How Much Work Can Be Extracted from Copper Blocks Using a Carnot Process?

[8614smith]

Homework Statement

Four identical blocks of copper, of mass 20Kg each, are 'perfectly' isolated from the environment. One is kept at a temperature of 573K and the other three at 288K. The heat capacity of copper is 375 J/K/Kg. Assume a carnot process is being used to exploit the temperature differences between the se 4 blocks of copper. How much work can maximally be extracted?
(Hint: the temperature of the copper blocks change continuously from initial to final temperature.
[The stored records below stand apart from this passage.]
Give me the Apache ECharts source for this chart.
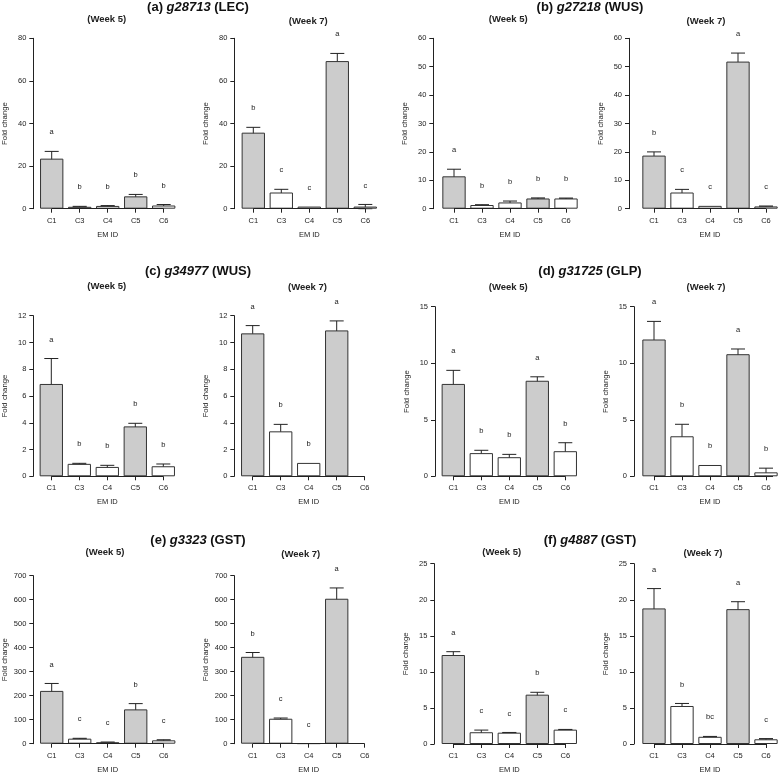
<!DOCTYPE html>
<html>
<head>
<meta charset="utf-8">
<script src="https://cdn.jsdelivr.net/npm/echarts@6/dist/echarts.min.js"></script>
<style>
html,body{margin:0;padding:0;background:#fff;}
#chart{width:780px;height:776px;}
</style>
</head>
<body>
<div id="chart"></div>
<script>
// ---------- data ----------
const categories = ['C1', 'C3', 'C4', 'C5', 'C6'];
const weekTitles = ['(Week 5)', '(Week 7)'];
const panelIds = ['(a)', '(b)', '(c)', '(d)', '(e)', '(f)'];
const geneNames = ['g28713', 'g27218', 'g34977', 'g31725', 'g3323', 'g4887'];
const geneTags = ['(LEC)', '(WUS)', '(WUS)', '(GLP)', '(GST)', '(GST)'];
const yMax = [80, 60, 12, 15, 700, 25];
const yStep = [20, 10, 2, 5, 100, 5];
const barIsGrey = [true, false, false, true, false];

const a5Mean = [23.5, 0.9, 1.3, 5.8, 1.5];
const a5Se = [3.4, 0.2, 0.15, 0.9, 0.45];
const a5Letters = ['a', 'b', 'b', 'b', 'b'];
const a7Mean = [35.7, 7.6, 1.0, 69.3, 1.0];
const a7Se = [2.5, 1.5, 0, 3.6, 1.0];
const a7Letters = ['b', 'c', 'c', 'a', 'c'];

const b5Mean = [11.4, 1.3, 2.2, 3.6, 3.6];
const b5Se = [2.5, 0.1, 0.5, 0.2, 0.15];
const b5Letters = ['a', 'b', 'b', 'b', 'b'];
const b7Mean = [18.7, 5.7, 1.0, 51.8, 0.8];
const b7Se = [1.3, 1.1, 0, 3.0, 0.15];
const b7Letters = ['b', 'c', 'c', 'a', 'c'];

const c5Mean = [6.9, 0.93, 0.7, 3.73, 0.75];
const c5Se = [1.9, 0.04, 0.12, 0.23, 0.17];
const c5Letters = ['a', 'b', 'b', 'b', 'b'];
const c7Mean = [10.68, 3.36, 1.0, 10.9, null];
const c7Se = [0.58, 0.52, 0, 0.71, null];
const c7Letters = ['a', 'b', 'b', 'a', ''];

const d5Mean = [8.17, 2.05, 1.69, 8.45, 2.22];
const d5Se = [1.2, 0.25, 0.25, 0.35, 0.75];
const d5Letters = ['a', 'b', 'b', 'a', 'b'];
const d7Mean = [12.1, 3.54, 1.0, 10.8, 0.35];
const d7Se = [1.6, 1.06, 0, 0.46, 0.37];
const d7Letters = ['a', 'b', 'b', 'a', 'b'];

const e5Mean = [220, 21, 6, 143, 14];
const e5Se = [31, 1.5, 1, 24, 2.5];
const e5Letters = ['a', 'c', 'c', 'b', 'c'];
const e7Mean = [362, 104, 1, 604, null];
const e7Se = [18, 3, 0, 45, null];
const e7Letters = ['b', 'c', 'c', 'a', ''];

const f5Mean = [12.34, 1.63, 1.57, 6.84, 1.99];
const f5Se = [0.46, 0.3, 0.03, 0.33, 0.03];
const f5Letters = ['a', 'c', 'c', 'b', 'c'];
const f7Mean = [18.8, 5.27, 1.0, 18.7, 0.65];
const f7Se = [2.75, 0.35, 0.05, 1.03, 0.1];
const f7Letters = ['a', 'b', 'bc', 'a', 'c'];

// ---------- layout (pixels) ----------
const panels = [
  {g: 0, w: 0, mean: a5Mean, se: a5Se, letters: a5Letters, cx1: 51.7, axisX: 33.3, top: 38.3, zero: 208.7, wt: [106.7, 19.5]},
  {g: 0, w: 1, mean: a7Mean, se: a7Se, letters: a7Letters, cx1: 253.3, axisX: 234.3, top: 38.3, zero: 208.7, wt: [308.3, 21]},
  {g: 1, w: 0, mean: b5Mean, se: b5Se, letters: b5Letters, cx1: 454, axisX: 433.3, top: 38.3, zero: 208.7, wt: [508.2, 19.5]},
  {g: 1, w: 1, mean: b7Mean, se: b7Se, letters: b7Letters, cx1: 654, axisX: 629, top: 38.3, zero: 208.7, wt: [706, 21]},
  {g: 2, w: 0, mean: c5Mean, se: c5Se, letters: c5Letters, cx1: 51.3, axisX: 33.3, top: 315.7, zero: 476.3, wt: [106.7, 286.7]},
  {g: 2, w: 1, mean: c7Mean, se: c7Se, letters: c7Letters, cx1: 252.7, axisX: 234.3, top: 315.7, zero: 476.3, wt: [307.5, 287.3]},
  {g: 3, w: 0, mean: d5Mean, se: d5Se, letters: d5Letters, cx1: 453.3, axisX: 435, top: 306.7, zero: 476.3, wt: [508.2, 287.3]},
  {g: 3, w: 1, mean: d7Mean, se: d7Se, letters: d7Letters, cx1: 654, axisX: 634, top: 306.7, zero: 476.3, wt: [706, 287.3]},
  {g: 4, w: 0, mean: e5Mean, se: e5Se, letters: e5Letters, cx1: 51.7, axisX: 33.3, top: 575.7, zero: 743.7, wt: [105, 552.7]},
  {g: 4, w: 1, mean: e7Mean, se: e7Se, letters: e7Letters, cx1: 252.7, axisX: 234.3, top: 575.7, zero: 743.7, wt: [300.8, 554]},
  {g: 5, w: 0, mean: f5Mean, se: f5Se, letters: f5Letters, cx1: 453.3, axisX: 434.3, top: 563.7, zero: 744, wt: [501.7, 552.7]},
  {g: 5, w: 1, mean: f7Mean, se: f7Se, letters: f7Letters, cx1: 654, axisX: 634, top: 563.7, zero: 744, wt: [703, 553.3]}
];
const mainTitlePos = [[198, 7], [590, 7], [198, 271.7], [590, 271.7], [198, 540], [590, 540]];
const band = 28;
const FONT = '"Liberation Sans", Arial, Helvetica, sans-serif';
const INK = '#222';
const GREY = '#cccccc';

const grids = [], xAxes = [], yAxes = [], series = [], graphics = [];

panels.forEach((p, k) => {
  const left = p.cx1 - band / 2;
  grids.push({left: left, top: p.top, width: band * 5, height: p.zero - p.top, containLabel: false});
  xAxes.push({
    type: 'category', gridIndex: k, data: categories,
    axisLine: {show: false},
    axisTick: {show: true, alignWithLabel: true, length: 4, lineStyle: {color: INK, width: 1}},
    axisLabel: {fontSize: 7.5, color: INK, fontFamily: FONT, margin: 8},
    name: 'EM ID', nameLocation: 'middle', nameGap: 22,
    nameTextStyle: {fontSize: 7.5, color: INK, fontFamily: FONT}
  });
  yAxes.push({
    type: 'value', gridIndex: k, min: 0, max: yMax[p.g], interval: yStep[p.g],
    offset: left - p.axisX,
    axisLine: {show: true, lineStyle: {color: INK, width: 1}},
    axisTick: {show: true, length: 4, lineStyle: {color: INK, width: 1}},
    axisLabel: {fontSize: 7.5, color: INK, fontFamily: FONT, margin: 7},
    splitLine: {show: false},
    name: 'Fold change', nameLocation: 'middle', nameGap: 24, nameRotate: 90,
    nameTextStyle: {fontSize: 7.8, color: INK, fontFamily: FONT}
  });
  series.push({
    type: 'bar', xAxisIndex: k, yAxisIndex: k,
    barWidth: band * 0.833,
    data: p.mean.map((v, i) => ({
      value: v,
      itemStyle: {color: barIsGrey[i] ? GREY : '#ffffff', borderColor: '#333', borderWidth: 1}
    })),
    silent: true,
    markLine: {
      silent: true, symbol: ['none', 'none'],
      lineStyle: {color: INK, width: 1, type: 'solid'},
      label: {show: false},
      data: [[{coord: [categories[0], 0]}, {coord: [categories[categories.length - 1], 0]}]]
    }
  });
  series.push({
    type: 'custom', xAxisIndex: k, yAxisIndex: k, silent: true,
    data: p.mean.map((v, i) => (v == null || !p.se[i]) ? [i, null, null] : [i, v - p.se[i], v + p.se[i]]),
    renderItem: function (params, api) {
      if (api.value(1) == null || isNaN(api.value(1))) return null;
      const lo = api.coord([api.value(0), api.value(1)]);
      const hi = api.coord([api.value(0), api.value(2)]);
      const hw = 7;
      const st = {stroke: INK, lineWidth: 1};
      return {type: 'group', children: [
        {type: 'line', shape: {x1: lo[0], y1: lo[1], x2: hi[0], y2: hi[1]}, style: st},
        {type: 'line', shape: {x1: lo[0] - hw, y1: lo[1], x2: lo[0] + hw, y2: lo[1]}, style: st},
        {type: 'line', shape: {x1: hi[0] - hw, y1: hi[1], x2: hi[0] + hw, y2: hi[1]}, style: st}
      ]};
    },
    clip: false
  });
  series.push({
    type: 'custom', xAxisIndex: k, yAxisIndex: k, silent: true,
    data: p.mean.map((v, i) => [i, v == null ? null : v + (p.se[i] || 0)]),
    renderItem: function (params, api) {
      const val = api.value(1);
      const txt = p.letters[api.value(0)];
      if (val == null || isNaN(val) || !txt) return null;
      const pt = api.coord([api.value(0), val]);
      return {type: 'text', style: {text: txt, x: pt[0], y: pt[1] - 19, align: 'center', verticalAlign: 'middle',
        font: '7.5px ' + FONT, fill: INK}};
    },
    clip: false
  });
  graphics.push({type: 'text', style: {text: weekTitles[p.w], x: p.wt[0], y: p.wt[1], align: 'center', verticalAlign: 'middle',
    font: 'bold 9.5px ' + FONT, fill: INK}});
});

mainTitlePos.forEach((pos, g) => {
  graphics.push({type: 'text', style: {
    text: '{n|' + panelIds[g] + ' }{i|' + geneNames[g] + '}{n| ' + geneTags[g] + '}',
    x: pos[0], y: pos[1], align: 'center', verticalAlign: 'middle',
    rich: {
      n: {fontFamily: FONT, fontWeight: 'bold', fontSize: 13, fill: '#111'},
      i: {fontFamily: FONT, fontWeight: 'bold', fontStyle: 'italic', fontSize: 13, fill: '#111'}
    }
  }});
});

const chart = echarts.init(document.getElementById('chart'), null, {renderer: 'canvas'});
chart.setOption({
  animation: false,
  backgroundColor: '#fff',
  grid: grids, xAxis: xAxes, yAxis: yAxes, series: series, graphic: graphics
});
</script>
</body>
</html>
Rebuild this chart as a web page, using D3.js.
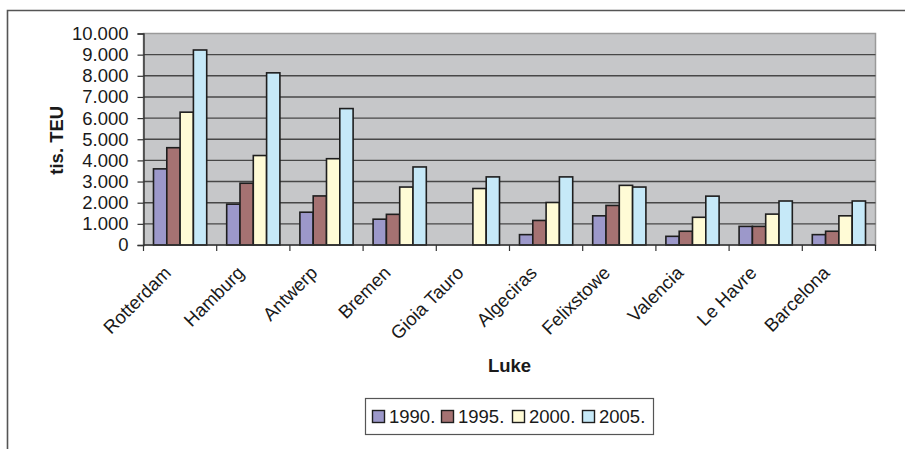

Remember that a carnot process is reversible, the total entropy change is zero)

Homework Equations

1. $$T_{f}=T_{1}^{\frac{m_{1}}{m_{1}+m_{2}}}*T_{2}^{\frac{m_{2}}{m_{1}+m_{2}}}$$

The Attempt at a Solution

"Treating it as 1 block of 573K at 20Kg and 1 block of 288K at 60Kg and using T1 = 573, T2 = 288 and m1 = 20, m2 = 60 i get;

$$T_{mix}=359.25K$$

$$T_{f}=573^{\frac{20}{80}}*288^{\frac{60}{80}}$$

$$T_{f}=342.04K$$

now using $$\Delta{E}=mc\Delta{T}$$

$$\Delta{E}=80*375*(359.25-342.04)=516300J$$

$$\Delta{S}=\frac{\Delta{E}}{T}-\frac{\Delta{W}}{T}$$

As there's no entropy change the delta S terms is zero which leaves,
$$\frac{\Delta{E}}{T}=\frac{\Delta{W}}{T}$$

the T's cancel and your left with extractable work = 516300J"


Does this seem correct? I am not sure about the 'T_mix' part and the last part where delta E is converted to delta W.

 

[Andrew Mason]

I am having difficulty following your reasoning. I think you have to apply the equation for efficiency to determine the work as a function of temperature. Initially, the extractable work is:

$$dW = \eta dQ_h = (1-\frac{T_c}{T_h}) cmdT$$

Write out the relationship between Tc and Th and do the integration.

AM